Pada urutan selanjutnya, ketidakpuasan masyarakat jatuh pada bidang hukum yang mencapai 50,8 persen. Lalu diikuti bidang politik sebanyak 50,3 persen dari jumlah responden yang sama.

"Satu yang diapresiasi masyarakat, yaitu kemaritiman sebanyak 57,0 persen. Responden yang tidak puas di bidang tersebut hanya 33,9 persen," ujar Hendri memaparkan.

Dia pun menegaskan, masyarakat memang memberikan sorotan khusus pada beberapa menteri yang terkait dengan harga bahan pokok, rupiah, kabut asap, dan bahan bakar minyak (BBM).

Survei tersebut dilakukan terhadap 384 responden yang tersebar secara proporsional di seluruh Indonesia, dengan perbandingan 52 persen di Pula Jawa dan 48 persen dari luar Jawa.

Proses pengumpulan data dilaksanakan tanggal 14-17 September melalui wawancara telepon.
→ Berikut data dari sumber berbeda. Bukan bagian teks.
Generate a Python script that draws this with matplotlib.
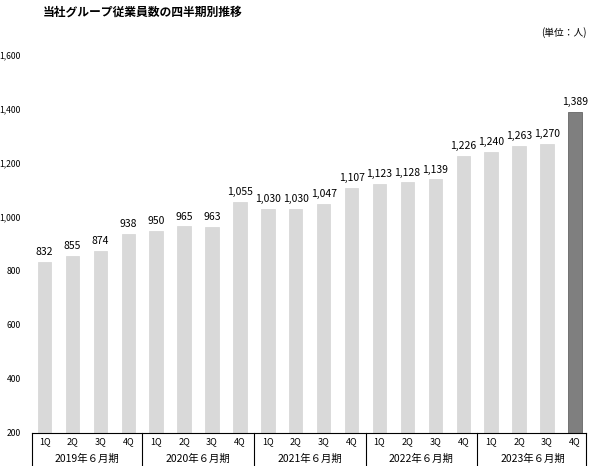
import matplotlib
matplotlib.use("Agg")
import matplotlib.pyplot as plt
from matplotlib.transforms import blended_transform_factory

plt.rcParams['font.family'] = ['Noto Sans CJK JP', 'DejaVu Sans']

quarters = ["1Q", "2Q", "3Q", "4Q"] * 5
years = ["2019年６月期", "2020年６月期", "2021年６月期", "2022年６月期", "2023年６月期"]
values = [832, 855, 874, 938, 950, 965, 963, 1055, 1030, 1030, 1047, 1107,
          1123, 1128, 1139, 1226, 1240, 1263, 1270, 1389]
yticks = [200, 400, 600, 800, 1000, 1200, 1400, 1600]

W, H = 589, 466
fig = plt.figure(figsize=(W / 100, H / 100), dpi=100)
ax = fig.add_axes([32 / W, (H - 433) / H, (586 - 32) / W, (433 - 55) / H])

x = list(range(len(values)))
colors = ["#d9d9d9"] * (len(values) - 1) + ["#7f7f7f"]
edges = ["#d9d9d9"] * (len(values) - 1) + ["#666666"]
ax.bar(x, [v - 200 for v in values], bottom=200, width=0.48, color=colors,
       edgecolor=edges, linewidth=0.6)
for xi, v in zip(x, values):
    ax.text(xi, v + 18, f"{v:,}", ha="center", va="bottom", fontsize=7.5)

ax.set_xlim(-0.45, 19.4)
ax.set_ylim(200, 1600)
ax.set_yticks(yticks)
ax.set_yticklabels([f"{t:,}" for t in yticks], fontsize=6.2)
ax.tick_params(axis="y", length=0, pad=8)
ax.set_xticks([])
for s in ax.spines.values():
    s.set_visible(False)

# category table below the axes
tr = blended_transform_factory(ax.transData, ax.transAxes)
row_h = 17 / (433 - 55)
ax.plot([-0.45, 19.4], [0, 0], transform=tr, color="black", lw=0.8, clip_on=False)
ax.plot([-0.45, 19.4], [-2 * row_h, -2 * row_h], transform=tr, color="black", lw=0.8, clip_on=False)
for b in [-0.45, 3.5, 7.5, 11.5, 15.5, 19.4]:
    ax.plot([b, b], [0, -2 * row_h], transform=tr, color="black", lw=0.8, clip_on=False)
for xi, q in zip(x, quarters):
    ax.text(xi, -0.5 * row_h, q, transform=tr, ha="center", va="center", fontsize=6.5)
for i, yl in enumerate(years):
    ax.text(4 * i + 1.5, -1.5 * row_h, yl, transform=tr, ha="center", va="center",
            fontsize=7.5)

fig.text(143 / W, 1 - 12 / H, "当社グループ従業員数の四半期別推移", ha="center", va="center",
         fontsize=8.5, fontweight="bold")
fig.text(587 / W, 1 - 33 / H, "(単位：人)", ha="right", va="center", fontsize=7)

fig.savefig("out.png", dpi=100)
Dengan menggunakan 384 responden, "margin of error" kurang lebih lima persen pada tingkat kepercayaan 95 persen, jelasnya menambahkan.

Dalam pemaparan survei yang sama, diketahui juga bahwa sebagian besar masyarakat tidak puas terhadap kinerja pemerintahan Jokowi-Jusuf Kalla.

"Dari survei yang telah kami lakukan sebanyak 54,7 persen masyarakat tidak puas terhadap kinerja Jokowi-JK," ujarnya.

Menurut informasi yang dia berikan, survei tersebut dilakukan dalam rangka menghitung tingkat kepuasan masyarakat terhadap pemerintah menjelang masa satu tahun pada 20 Oktober mendatang.

Lebih lanjut ia menjelaskan, sebagian besar responden merasa tidak puas pada tiga hal, antara lain harga pokok yang tinggi (35,5 persen), pelemahan nilai tukar rupiah (23,7 persen), dan lambannya penanganan kabut asap (11,8 persen).

"Sisanya publik merasa tidak puas karena harga BBM yang mahal, susahnya lapangan kerja, kinerja menteri yang tidak bagus, biaya kesehatan yang tidak terjangkau, dan sebagainya," ujarnya memaparkan.